>> START The input

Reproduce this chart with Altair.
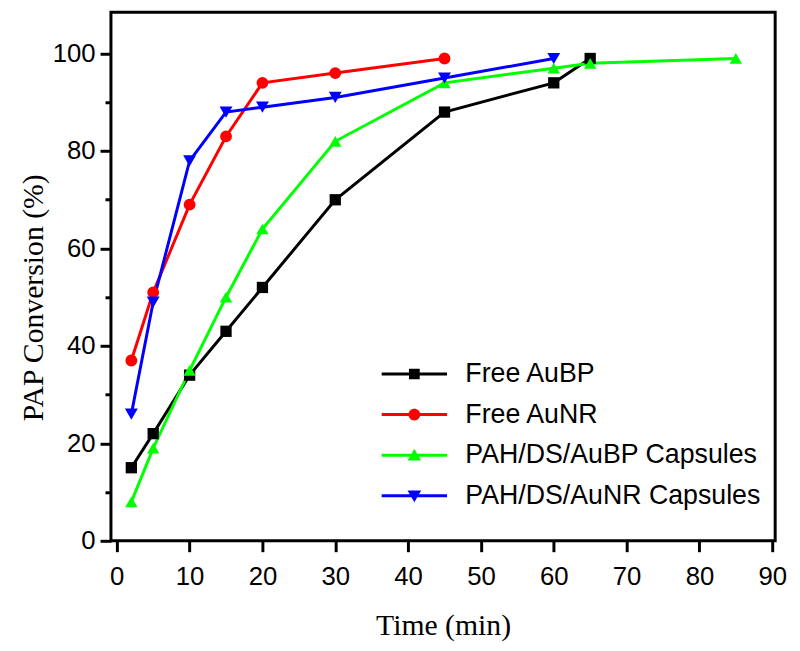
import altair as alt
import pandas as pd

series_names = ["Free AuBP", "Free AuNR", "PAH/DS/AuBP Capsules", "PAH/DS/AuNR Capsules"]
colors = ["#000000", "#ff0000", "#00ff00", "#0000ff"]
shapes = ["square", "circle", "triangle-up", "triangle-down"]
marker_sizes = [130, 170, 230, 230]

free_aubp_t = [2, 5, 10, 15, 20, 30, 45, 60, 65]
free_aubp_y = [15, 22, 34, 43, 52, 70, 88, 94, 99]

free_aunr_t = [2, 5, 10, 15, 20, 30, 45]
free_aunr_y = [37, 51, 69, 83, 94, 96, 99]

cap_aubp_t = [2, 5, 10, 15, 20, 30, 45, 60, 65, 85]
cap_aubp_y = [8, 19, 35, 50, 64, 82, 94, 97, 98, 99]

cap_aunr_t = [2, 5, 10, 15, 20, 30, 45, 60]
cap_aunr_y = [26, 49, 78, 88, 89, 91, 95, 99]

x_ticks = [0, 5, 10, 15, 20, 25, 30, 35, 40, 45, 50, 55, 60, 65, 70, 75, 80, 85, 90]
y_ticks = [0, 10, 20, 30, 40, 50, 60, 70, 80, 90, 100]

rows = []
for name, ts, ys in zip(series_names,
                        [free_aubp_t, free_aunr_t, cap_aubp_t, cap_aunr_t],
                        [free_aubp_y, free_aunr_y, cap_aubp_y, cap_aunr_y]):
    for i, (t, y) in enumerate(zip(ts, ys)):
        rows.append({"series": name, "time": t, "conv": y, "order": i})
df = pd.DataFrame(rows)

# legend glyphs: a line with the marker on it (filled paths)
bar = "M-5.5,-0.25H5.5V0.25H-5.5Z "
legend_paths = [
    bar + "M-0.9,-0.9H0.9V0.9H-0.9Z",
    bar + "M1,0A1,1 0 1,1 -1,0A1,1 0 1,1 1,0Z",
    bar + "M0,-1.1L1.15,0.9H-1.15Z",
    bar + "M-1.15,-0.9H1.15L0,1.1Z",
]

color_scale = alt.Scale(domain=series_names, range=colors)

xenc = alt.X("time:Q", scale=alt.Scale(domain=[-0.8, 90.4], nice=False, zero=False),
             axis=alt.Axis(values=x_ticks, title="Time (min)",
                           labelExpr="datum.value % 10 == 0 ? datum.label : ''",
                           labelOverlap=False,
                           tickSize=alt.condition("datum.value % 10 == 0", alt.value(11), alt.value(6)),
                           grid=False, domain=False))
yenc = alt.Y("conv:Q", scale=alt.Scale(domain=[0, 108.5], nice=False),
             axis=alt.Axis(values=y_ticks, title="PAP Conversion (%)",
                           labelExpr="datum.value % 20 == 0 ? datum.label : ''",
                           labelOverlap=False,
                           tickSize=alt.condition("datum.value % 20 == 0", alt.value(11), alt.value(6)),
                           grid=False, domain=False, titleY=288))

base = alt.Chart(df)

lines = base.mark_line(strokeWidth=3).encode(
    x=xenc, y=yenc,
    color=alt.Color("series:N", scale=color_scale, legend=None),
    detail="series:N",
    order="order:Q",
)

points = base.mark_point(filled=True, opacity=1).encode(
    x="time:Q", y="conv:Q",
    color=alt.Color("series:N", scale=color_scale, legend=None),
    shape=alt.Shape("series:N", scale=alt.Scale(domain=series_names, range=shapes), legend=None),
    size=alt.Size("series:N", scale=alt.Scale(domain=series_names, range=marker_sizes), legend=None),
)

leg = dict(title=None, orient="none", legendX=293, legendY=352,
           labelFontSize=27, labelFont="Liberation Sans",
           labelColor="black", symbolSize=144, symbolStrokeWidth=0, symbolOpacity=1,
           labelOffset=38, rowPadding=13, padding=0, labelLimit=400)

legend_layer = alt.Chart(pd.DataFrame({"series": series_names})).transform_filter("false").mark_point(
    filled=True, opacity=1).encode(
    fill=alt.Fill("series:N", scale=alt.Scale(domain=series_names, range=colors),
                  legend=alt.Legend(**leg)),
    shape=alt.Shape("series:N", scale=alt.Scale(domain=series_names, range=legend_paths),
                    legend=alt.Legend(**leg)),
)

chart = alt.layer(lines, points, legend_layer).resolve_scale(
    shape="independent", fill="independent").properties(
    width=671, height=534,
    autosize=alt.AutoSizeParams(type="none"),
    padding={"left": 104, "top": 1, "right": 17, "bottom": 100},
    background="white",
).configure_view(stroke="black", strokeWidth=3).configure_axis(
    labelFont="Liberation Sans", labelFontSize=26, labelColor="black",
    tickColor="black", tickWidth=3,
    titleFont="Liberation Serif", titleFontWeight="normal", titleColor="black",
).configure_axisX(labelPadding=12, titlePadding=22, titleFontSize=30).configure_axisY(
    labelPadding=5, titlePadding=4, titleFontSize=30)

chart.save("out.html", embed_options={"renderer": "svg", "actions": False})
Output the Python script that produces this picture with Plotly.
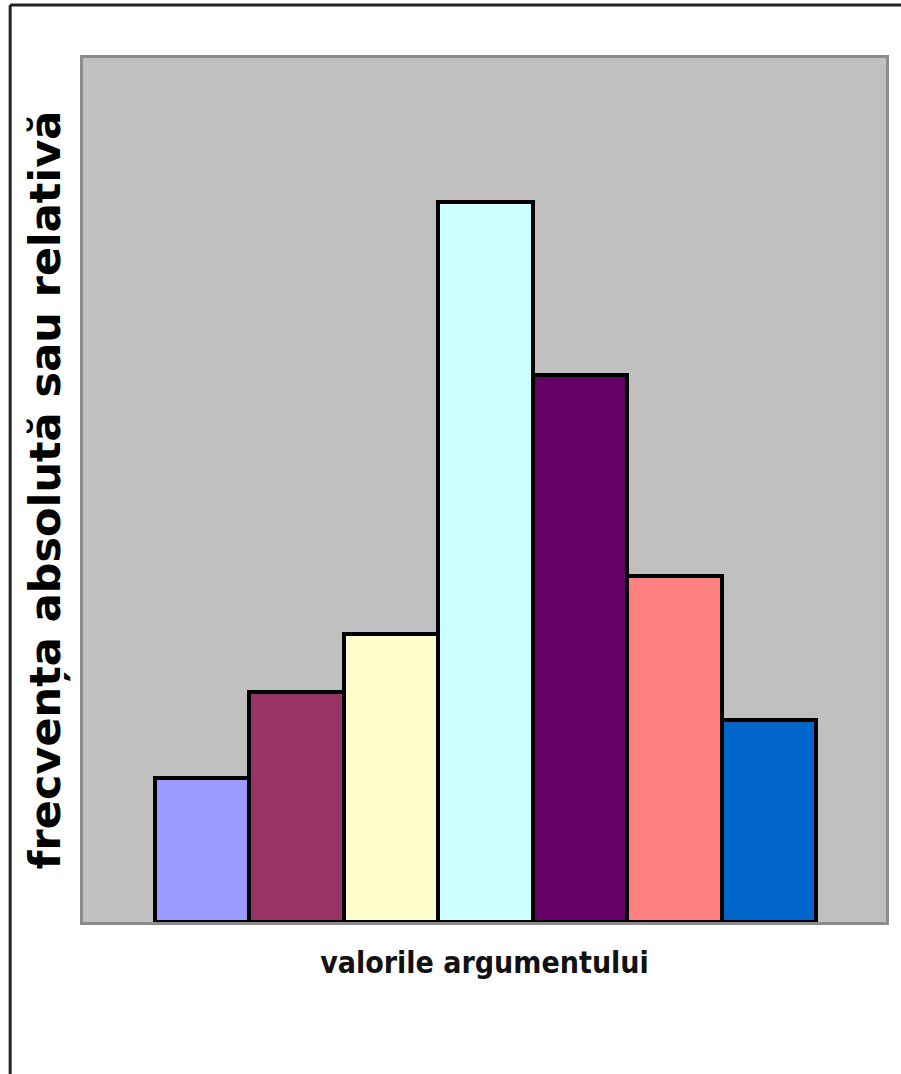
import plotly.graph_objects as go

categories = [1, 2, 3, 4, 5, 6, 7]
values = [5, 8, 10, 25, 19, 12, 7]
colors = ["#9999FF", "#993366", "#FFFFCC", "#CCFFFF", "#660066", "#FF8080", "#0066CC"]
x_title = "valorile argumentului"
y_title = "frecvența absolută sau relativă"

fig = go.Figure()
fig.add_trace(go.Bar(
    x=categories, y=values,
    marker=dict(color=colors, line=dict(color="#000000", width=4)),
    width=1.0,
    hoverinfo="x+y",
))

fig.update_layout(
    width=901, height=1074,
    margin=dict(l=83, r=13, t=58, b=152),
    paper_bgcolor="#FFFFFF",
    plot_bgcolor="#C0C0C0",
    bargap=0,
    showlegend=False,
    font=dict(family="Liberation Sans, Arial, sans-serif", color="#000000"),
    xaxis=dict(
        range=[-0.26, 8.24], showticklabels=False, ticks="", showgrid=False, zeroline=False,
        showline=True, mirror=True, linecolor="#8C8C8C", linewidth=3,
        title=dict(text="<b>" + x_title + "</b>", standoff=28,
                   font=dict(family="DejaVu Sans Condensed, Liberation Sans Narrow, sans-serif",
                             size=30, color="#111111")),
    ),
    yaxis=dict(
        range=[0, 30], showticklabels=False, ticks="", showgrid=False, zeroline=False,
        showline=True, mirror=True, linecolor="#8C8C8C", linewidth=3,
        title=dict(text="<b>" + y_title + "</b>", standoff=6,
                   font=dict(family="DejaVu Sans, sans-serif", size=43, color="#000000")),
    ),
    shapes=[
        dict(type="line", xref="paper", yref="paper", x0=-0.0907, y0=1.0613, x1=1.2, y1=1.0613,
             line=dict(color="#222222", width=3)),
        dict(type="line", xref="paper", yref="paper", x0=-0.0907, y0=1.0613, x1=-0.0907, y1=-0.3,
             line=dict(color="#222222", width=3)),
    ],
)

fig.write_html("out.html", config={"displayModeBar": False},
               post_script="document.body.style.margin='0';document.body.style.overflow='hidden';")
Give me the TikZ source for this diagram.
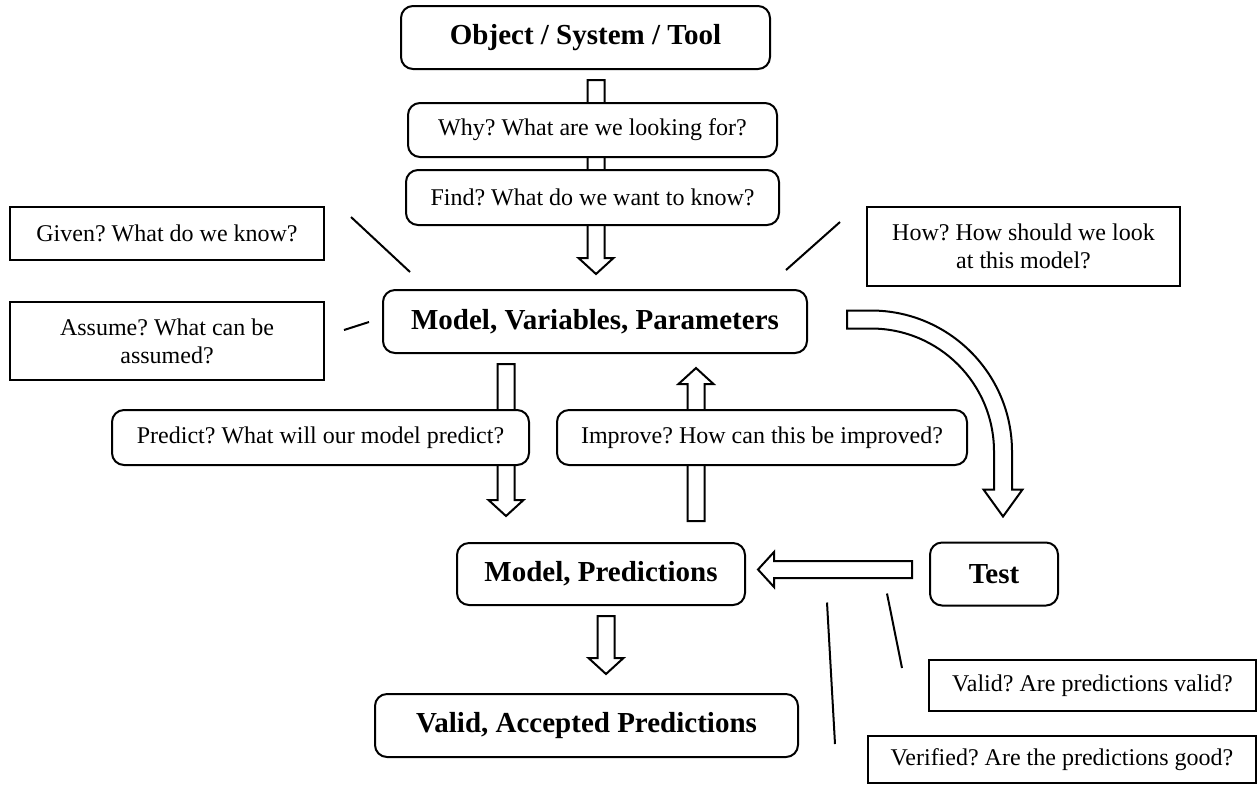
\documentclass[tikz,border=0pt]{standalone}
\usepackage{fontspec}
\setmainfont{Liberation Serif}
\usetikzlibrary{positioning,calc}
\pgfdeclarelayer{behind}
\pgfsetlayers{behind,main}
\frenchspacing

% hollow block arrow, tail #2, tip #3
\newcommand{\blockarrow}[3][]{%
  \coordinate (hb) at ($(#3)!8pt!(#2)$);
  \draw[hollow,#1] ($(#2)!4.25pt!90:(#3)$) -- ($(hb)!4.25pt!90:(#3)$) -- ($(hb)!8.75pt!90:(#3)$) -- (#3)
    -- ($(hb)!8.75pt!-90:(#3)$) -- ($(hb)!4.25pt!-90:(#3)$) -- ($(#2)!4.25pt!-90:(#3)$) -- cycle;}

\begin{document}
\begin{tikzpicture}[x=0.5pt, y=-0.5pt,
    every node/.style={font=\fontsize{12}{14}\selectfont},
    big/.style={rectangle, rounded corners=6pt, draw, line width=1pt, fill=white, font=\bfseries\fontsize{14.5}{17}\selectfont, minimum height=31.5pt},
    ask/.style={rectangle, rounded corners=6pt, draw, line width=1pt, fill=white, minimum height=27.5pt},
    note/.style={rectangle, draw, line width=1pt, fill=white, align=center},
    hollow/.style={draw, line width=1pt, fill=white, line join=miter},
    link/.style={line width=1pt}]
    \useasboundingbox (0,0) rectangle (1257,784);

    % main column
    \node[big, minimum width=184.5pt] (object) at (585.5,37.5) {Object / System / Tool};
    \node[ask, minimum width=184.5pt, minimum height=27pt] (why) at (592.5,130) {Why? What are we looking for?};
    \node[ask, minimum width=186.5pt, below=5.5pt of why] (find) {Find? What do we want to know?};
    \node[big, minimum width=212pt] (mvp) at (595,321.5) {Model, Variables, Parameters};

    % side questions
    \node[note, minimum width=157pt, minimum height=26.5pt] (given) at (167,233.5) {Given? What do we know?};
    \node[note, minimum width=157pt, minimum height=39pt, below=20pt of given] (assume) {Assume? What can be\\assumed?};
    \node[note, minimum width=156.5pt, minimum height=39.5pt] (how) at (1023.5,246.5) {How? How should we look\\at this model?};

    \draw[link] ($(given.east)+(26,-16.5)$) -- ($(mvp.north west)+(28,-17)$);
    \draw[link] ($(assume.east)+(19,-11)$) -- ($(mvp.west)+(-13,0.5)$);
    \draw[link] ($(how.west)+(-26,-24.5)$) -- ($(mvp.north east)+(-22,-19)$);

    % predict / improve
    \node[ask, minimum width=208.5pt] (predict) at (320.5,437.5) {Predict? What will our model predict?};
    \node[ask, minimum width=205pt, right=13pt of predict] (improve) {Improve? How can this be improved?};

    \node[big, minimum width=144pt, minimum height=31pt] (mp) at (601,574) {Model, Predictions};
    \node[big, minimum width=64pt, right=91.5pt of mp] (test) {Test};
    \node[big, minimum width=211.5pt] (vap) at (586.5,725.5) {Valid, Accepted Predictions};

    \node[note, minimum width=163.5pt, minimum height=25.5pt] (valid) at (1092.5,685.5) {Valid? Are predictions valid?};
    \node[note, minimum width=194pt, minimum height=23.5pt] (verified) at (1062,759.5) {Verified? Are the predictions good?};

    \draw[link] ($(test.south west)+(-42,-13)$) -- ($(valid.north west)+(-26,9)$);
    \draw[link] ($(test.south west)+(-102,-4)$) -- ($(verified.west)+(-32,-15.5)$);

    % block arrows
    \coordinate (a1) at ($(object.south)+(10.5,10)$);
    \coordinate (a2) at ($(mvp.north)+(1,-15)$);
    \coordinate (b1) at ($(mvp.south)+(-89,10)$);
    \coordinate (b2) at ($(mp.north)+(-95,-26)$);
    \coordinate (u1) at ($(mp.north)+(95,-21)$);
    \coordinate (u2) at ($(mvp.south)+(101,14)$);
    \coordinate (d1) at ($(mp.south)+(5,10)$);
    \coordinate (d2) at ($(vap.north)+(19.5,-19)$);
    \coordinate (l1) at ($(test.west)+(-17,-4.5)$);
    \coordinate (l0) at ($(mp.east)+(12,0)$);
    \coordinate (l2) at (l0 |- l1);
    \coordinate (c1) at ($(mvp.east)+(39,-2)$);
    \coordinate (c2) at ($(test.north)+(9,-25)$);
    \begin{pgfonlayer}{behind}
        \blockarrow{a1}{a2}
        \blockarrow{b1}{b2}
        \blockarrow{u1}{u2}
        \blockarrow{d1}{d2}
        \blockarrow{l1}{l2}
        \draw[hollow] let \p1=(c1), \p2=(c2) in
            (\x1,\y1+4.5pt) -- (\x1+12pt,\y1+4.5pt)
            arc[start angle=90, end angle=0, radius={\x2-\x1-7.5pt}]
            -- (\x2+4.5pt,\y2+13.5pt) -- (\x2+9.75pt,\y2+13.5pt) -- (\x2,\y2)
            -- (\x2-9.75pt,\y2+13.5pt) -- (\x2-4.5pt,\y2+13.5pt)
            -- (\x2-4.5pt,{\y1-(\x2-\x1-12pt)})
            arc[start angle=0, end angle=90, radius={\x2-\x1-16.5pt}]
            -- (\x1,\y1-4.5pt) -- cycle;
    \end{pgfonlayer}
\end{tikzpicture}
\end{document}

>> END The input

Take the records above from their first line through the line with "df = pd.DataFrame(rows)" and set those lines down word for word, minus the pictures.

Response to this exercise ▸
Reproduce this chart with Altair.
import altair as alt
import pandas as pd

series_names = ["Free AuBP", "Free AuNR", "PAH/DS/AuBP Capsules", "PAH/DS/AuNR Capsules"]
colors = ["#000000", "#ff0000", "#00ff00", "#0000ff"]
shapes = ["square", "circle", "triangle-up", "triangle-down"]
marker_sizes = [130, 170, 230, 230]

free_aubp_t = [2, 5, 10, 15, 20, 30, 45, 60, 65]
free_aubp_y = [15, 22, 34, 43, 52, 70, 88, 94, 99]

free_aunr_t = [2, 5, 10, 15, 20, 30, 45]
free_aunr_y = [37, 51, 69, 83, 94, 96, 99]

cap_aubp_t = [2, 5, 10, 15, 20, 30, 45, 60, 65, 85]
cap_aubp_y = [8, 19, 35, 50, 64, 82, 94, 97, 98, 99]

cap_aunr_t = [2, 5, 10, 15, 20, 30, 45, 60]
cap_aunr_y = [26, 49, 78, 88, 89, 91, 95, 99]

x_ticks = [0, 5, 10, 15, 20, 25, 30, 35, 40, 45, 50, 55, 60, 65, 70, 75, 80, 85, 90]
y_ticks = [0, 10, 20, 30, 40, 50, 60, 70, 80, 90, 100]

rows = []
for name, ts, ys in zip(series_names,
                        [free_aubp_t, free_aunr_t, cap_aubp_t, cap_aunr_t],
                        [free_aubp_y, free_aunr_y, cap_aubp_y, cap_aunr_y]):
    for i, (t, y) in enumerate(zip(ts, ys)):
        rows.append({"series": name, "time": t, "conv": y, "order": i})
df = pd.DataFrame(rows)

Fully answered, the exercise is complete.